J’étais prêt à la frapper jusqu’à ce qu’elle crie aussi fort que les miens avaient crié avant d’être tués
Après le génocide, vous vous retrouvez face à une jeune femme qui vous avait dénoncé aux tueurs en 1994, alors que, comme vous, elle n’avait que 12 ans…
Juste après le génocide, nous nous sommes retrouvés dans la même classe au collège. J’ai appelé mes amis et je leur ai dit que mes souffrances venaient de cette fille qui nous avait dénoncés, ma famille et moi, alors que son propre père nous avait accordé l’asile sur sa parcelle. J’étais prêt à la frapper jusqu’à ce qu’elle crie aussi fort que les miens avaient crié avant d’être tués.
Elle était trop jeune à l’époque pour avoir été jugée par les Gacaca. Je l’ai seulement mentionnée dans mes témoignages. Aujourd’hui, c’est une femme mariée. Mais au Rwanda, en dehors de ceux qu’on appelle abarenzi w’igihango [les « Justes »] – ceux qui ont protégé des gens pourchassés -, les Hutu évitent de parler de ce qu’il s’est passé durant le génocide.
Dans les années qui ont suivi, le régime rwandais a privilégié la réconciliation afin de permettre au pays d’aller de l’avant.
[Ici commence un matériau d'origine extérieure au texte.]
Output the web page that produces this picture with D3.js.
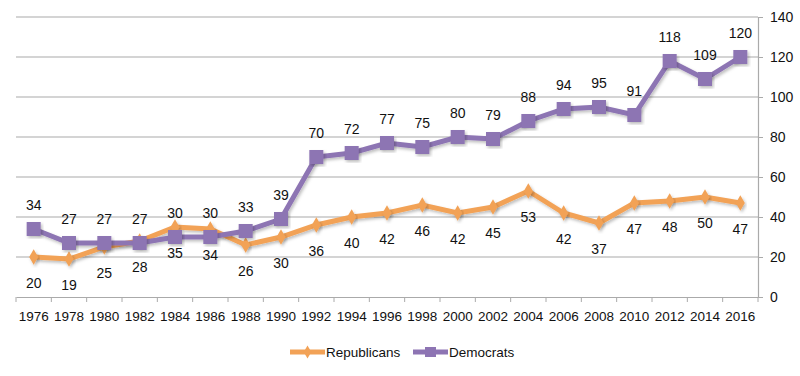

Comment l’avez-vous vécu ?
Au début, cela m’a beaucoup choqué. Vers 2002-2003, la plupart des tueurs de Mayunzwe ont commencé à sortir de prison. Alors j’ai préféré fuir le village. Pendant trois ou quatre ans, je n’y suis pas retourné.
Le discours du président Paul Kagame rassure les rescapés, mais cela m’a pris beaucoup de temps avant d’accepter cette politique qui a permis à de nombreux génocidaires de sortir prématurément de prison et de retrouver leur place au sein de la communauté. Aujourd’hui, nous avons commencé à renouer les fils de la parole entre les enfants des rescapés, ceux des tueurs, ceux des soldats morts au combat, ceux nés d’un viol…
C’est cela aussi, le nouveau Rwanda.